Some of that comes from the fact that Omutibo music is played with just the thumb and forefinger. The thumb keeps the main rhythm by hitting the bass strings, while a very active forefinger rapidly picks out other melodies (in other rhythms) on top of it. It can sound like two or more guitars being played at once. Omutibo draws on the music of the Luhya people: the beat of sukuti drum, and the technique for playing the nyatiti lyre; but it was not simply Luhya music played on the guitar—it was something new.
Cyrus Moussavi, filmmaker and founder of Raw Music International, did much of the legwork required to bring these releases to fruition, including meeting with Tupe and Mukabi’s son Johnstone, also an Omutibo guitarist, and making the agreements for the reissues. As Moussavi puts it, one of the things that made Mukabi remarkable was that “he didn’t take actual [Luhya] songs and transfer them to the guitar. He took the feeling and the sound and transposed it to the guitar.” His songs were also influenced by the pop music of the time, coming in from the west and elsewhere in Africa.
Moussavi was already planning a trip to Kenya when he befriended Ashworth and Mississippi Records owner Eric Isaacson. The three met at the Mississippi Records store in Portland and bonded over a shared appreciation for Kenyan guitar music. Moussavi agreed to look for information and records pertaining to Isaacson and Ashworth’s favorite guitarists while in Kenya, taking a list of names culled from compilations and rare 45s with him when he went.

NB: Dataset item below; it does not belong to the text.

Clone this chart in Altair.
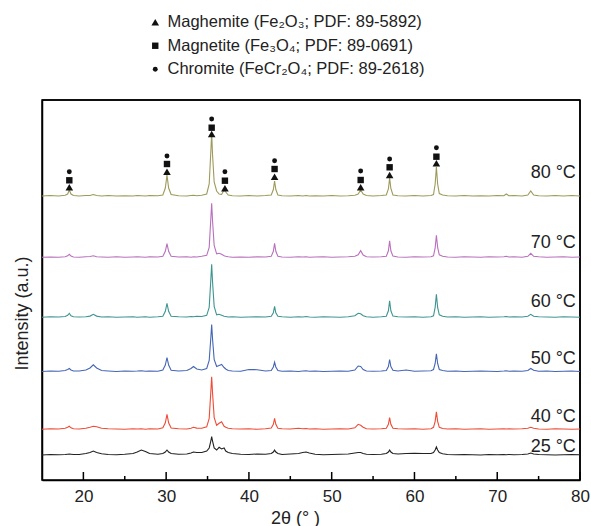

He followed tips about Omutibo guitarists who were still alive from town to town, interviewing as many as he could and making the recordings that would became Usiende Ukalale. One thing he learned quickly is that there was no question that Mukabi was the originator. “I went and asked dozens of musicians, ‘Who did this? How did this happen?’ and everyone said ‘Mukabi invented this music,’” he recalls.
What began as a hyper-local musical style began to spread as Mukabi taught relatives and neighbors to play, and enterprising musicians in nearby towns quickly followed suit. He and the other Omutibo players sang in Swahili rather than their native Luhya, allowing them to reach a wider audience through the recordings they made at studios in Nairobi. Mukabi alone sold thousands of records throughout east Africa. Perhaps, the lively dance music caught on because it captured the spirit of the times. Omutibo flourished as Kenya stepped into the first years of its independence from British Rule. “When people describe that era, they describe it as one of great hope and excitement. There was a lot of energy. I think that is reflected in this music,” Moussavi says.
The version of the Mukabi compilation available on Bandcamp is a nearly complete discography, containing all but a few of the songs that Mukabi recorded. Ashworth and his partners hope that other collectors and fans will help them find the last few so that all of his songs can soon be heard in one place.